Data shown
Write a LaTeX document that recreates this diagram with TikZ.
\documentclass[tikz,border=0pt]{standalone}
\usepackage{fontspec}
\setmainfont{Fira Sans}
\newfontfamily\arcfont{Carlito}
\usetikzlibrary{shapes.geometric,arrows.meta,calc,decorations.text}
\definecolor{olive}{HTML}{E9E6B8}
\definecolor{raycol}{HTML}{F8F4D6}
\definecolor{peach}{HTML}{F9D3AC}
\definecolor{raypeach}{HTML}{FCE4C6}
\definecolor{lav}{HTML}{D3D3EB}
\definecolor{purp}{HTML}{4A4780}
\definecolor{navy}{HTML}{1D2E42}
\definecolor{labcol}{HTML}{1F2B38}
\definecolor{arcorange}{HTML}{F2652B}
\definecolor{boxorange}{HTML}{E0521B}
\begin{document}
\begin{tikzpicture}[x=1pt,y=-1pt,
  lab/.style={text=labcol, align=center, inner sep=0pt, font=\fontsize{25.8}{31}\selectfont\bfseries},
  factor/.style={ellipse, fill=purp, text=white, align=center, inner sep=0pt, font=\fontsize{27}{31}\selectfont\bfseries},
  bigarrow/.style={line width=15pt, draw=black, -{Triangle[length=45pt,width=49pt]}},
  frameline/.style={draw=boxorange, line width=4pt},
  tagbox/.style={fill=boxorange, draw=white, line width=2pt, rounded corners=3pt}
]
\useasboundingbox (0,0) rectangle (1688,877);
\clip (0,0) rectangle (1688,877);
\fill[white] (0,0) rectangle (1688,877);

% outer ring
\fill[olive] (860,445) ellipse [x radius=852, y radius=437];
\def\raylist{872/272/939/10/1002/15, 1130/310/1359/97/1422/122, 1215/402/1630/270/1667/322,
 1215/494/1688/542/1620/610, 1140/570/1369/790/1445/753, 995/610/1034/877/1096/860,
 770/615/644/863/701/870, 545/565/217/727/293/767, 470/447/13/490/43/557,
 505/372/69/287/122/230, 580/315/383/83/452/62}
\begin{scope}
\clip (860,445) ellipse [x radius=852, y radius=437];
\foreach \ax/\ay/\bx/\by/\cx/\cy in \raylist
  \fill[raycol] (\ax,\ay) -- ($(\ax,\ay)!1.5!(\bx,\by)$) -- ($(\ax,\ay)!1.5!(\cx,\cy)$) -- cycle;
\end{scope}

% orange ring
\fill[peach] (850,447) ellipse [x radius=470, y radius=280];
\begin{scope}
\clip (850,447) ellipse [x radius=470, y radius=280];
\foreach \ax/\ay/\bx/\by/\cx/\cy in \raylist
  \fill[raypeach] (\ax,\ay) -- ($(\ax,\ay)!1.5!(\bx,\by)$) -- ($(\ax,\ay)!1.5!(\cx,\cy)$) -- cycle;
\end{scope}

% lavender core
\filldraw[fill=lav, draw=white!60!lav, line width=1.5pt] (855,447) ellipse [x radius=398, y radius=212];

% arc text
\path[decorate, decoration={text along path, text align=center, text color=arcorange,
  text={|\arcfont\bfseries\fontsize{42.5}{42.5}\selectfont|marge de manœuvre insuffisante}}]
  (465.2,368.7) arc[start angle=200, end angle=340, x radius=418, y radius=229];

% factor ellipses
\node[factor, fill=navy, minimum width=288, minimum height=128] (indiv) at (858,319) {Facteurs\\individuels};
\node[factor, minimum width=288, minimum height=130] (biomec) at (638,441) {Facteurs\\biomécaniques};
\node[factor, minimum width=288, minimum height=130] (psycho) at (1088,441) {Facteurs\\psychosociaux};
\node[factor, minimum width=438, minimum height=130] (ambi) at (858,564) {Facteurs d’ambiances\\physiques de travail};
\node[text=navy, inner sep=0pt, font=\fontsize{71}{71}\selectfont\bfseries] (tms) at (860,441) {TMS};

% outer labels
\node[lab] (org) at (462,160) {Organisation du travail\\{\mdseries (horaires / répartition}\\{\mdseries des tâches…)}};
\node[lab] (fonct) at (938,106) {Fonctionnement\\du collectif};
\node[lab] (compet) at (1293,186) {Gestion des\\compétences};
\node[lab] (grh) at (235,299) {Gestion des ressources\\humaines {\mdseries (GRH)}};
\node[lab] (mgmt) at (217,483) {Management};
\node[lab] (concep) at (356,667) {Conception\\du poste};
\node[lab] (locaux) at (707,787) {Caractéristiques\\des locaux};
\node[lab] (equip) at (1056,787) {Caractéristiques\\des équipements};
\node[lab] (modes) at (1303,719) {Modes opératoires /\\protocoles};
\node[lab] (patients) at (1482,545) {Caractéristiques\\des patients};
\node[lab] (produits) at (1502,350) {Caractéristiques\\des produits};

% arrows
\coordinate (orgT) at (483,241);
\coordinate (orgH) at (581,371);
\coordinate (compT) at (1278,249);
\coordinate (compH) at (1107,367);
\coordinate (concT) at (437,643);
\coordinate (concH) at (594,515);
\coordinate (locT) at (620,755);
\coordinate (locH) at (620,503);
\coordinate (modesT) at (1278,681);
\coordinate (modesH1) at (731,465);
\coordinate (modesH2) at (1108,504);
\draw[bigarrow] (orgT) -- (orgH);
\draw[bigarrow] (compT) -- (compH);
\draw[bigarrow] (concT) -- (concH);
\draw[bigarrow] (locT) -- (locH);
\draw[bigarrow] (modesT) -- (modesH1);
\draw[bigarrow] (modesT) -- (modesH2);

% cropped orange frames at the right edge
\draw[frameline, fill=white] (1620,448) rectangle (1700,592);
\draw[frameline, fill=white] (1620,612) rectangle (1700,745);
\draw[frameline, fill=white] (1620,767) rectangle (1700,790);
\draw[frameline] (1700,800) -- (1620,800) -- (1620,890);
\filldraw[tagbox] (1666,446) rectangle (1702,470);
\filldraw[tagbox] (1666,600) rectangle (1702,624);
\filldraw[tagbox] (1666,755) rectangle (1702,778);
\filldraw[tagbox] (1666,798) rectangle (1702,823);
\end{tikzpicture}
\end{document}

* * *

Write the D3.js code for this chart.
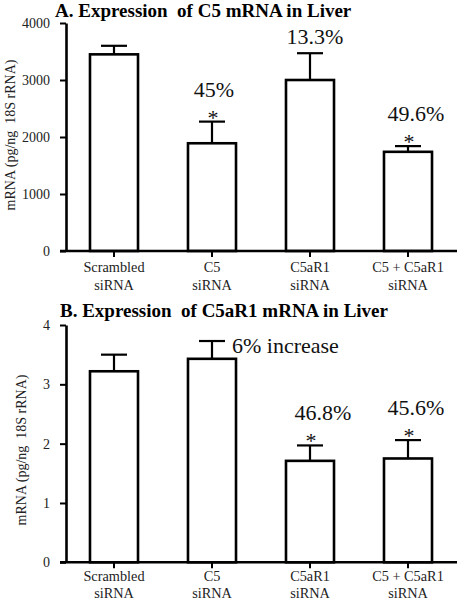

Given problem
Reproduce verbatim only the segment of the listing bounded by the line containing "Write a LaTeX" and the line containing "radius=398, y radius=212];", with both boundary lines included.

The solution
Write a LaTeX document that recreates this diagram with TikZ.
\documentclass[tikz,border=0pt]{standalone}
\usepackage{fontspec}
\setmainfont{Fira Sans}
\newfontfamily\arcfont{Carlito}
\usetikzlibrary{shapes.geometric,arrows.meta,calc,decorations.text}
\definecolor{olive}{HTML}{E9E6B8}
\definecolor{raycol}{HTML}{F8F4D6}
\definecolor{peach}{HTML}{F9D3AC}
\definecolor{raypeach}{HTML}{FCE4C6}
\definecolor{lav}{HTML}{D3D3EB}
\definecolor{purp}{HTML}{4A4780}
\definecolor{navy}{HTML}{1D2E42}
\definecolor{labcol}{HTML}{1F2B38}
\definecolor{arcorange}{HTML}{F2652B}
\definecolor{boxorange}{HTML}{E0521B}
\begin{document}
\begin{tikzpicture}[x=1pt,y=-1pt,
  lab/.style={text=labcol, align=center, inner sep=0pt, font=\fontsize{25.8}{31}\selectfont\bfseries},
  factor/.style={ellipse, fill=purp, text=white, align=center, inner sep=0pt, font=\fontsize{27}{31}\selectfont\bfseries},
  bigarrow/.style={line width=15pt, draw=black, -{Triangle[length=45pt,width=49pt]}},
  frameline/.style={draw=boxorange, line width=4pt},
  tagbox/.style={fill=boxorange, draw=white, line width=2pt, rounded corners=3pt}
]
\useasboundingbox (0,0) rectangle (1688,877);
\clip (0,0) rectangle (1688,877);
\fill[white] (0,0) rectangle (1688,877);

% outer ring
\fill[olive] (860,445) ellipse [x radius=852, y radius=437];
\def\raylist{872/272/939/10/1002/15, 1130/310/1359/97/1422/122, 1215/402/1630/270/1667/322,
 1215/494/1688/542/1620/610, 1140/570/1369/790/1445/753, 995/610/1034/877/1096/860,
 770/615/644/863/701/870, 545/565/217/727/293/767, 470/447/13/490/43/557,
 505/372/69/287/122/230, 580/315/383/83/452/62}
\begin{scope}
\clip (860,445) ellipse [x radius=852, y radius=437];
\foreach \ax/\ay/\bx/\by/\cx/\cy in \raylist
  \fill[raycol] (\ax,\ay) -- ($(\ax,\ay)!1.5!(\bx,\by)$) -- ($(\ax,\ay)!1.5!(\cx,\cy)$) -- cycle;
\end{scope}

% orange ring
\fill[peach] (850,447) ellipse [x radius=470, y radius=280];
\begin{scope}
\clip (850,447) ellipse [x radius=470, y radius=280];
\foreach \ax/\ay/\bx/\by/\cx/\cy in \raylist
  \fill[raypeach] (\ax,\ay) -- ($(\ax,\ay)!1.5!(\bx,\by)$) -- ($(\ax,\ay)!1.5!(\cx,\cy)$) -- cycle;
\end{scope}

% lavender core
\filldraw[fill=lav, draw=white!60!lav, line width=1.5pt] (855,447) ellipse [x radius=398, y radius=212];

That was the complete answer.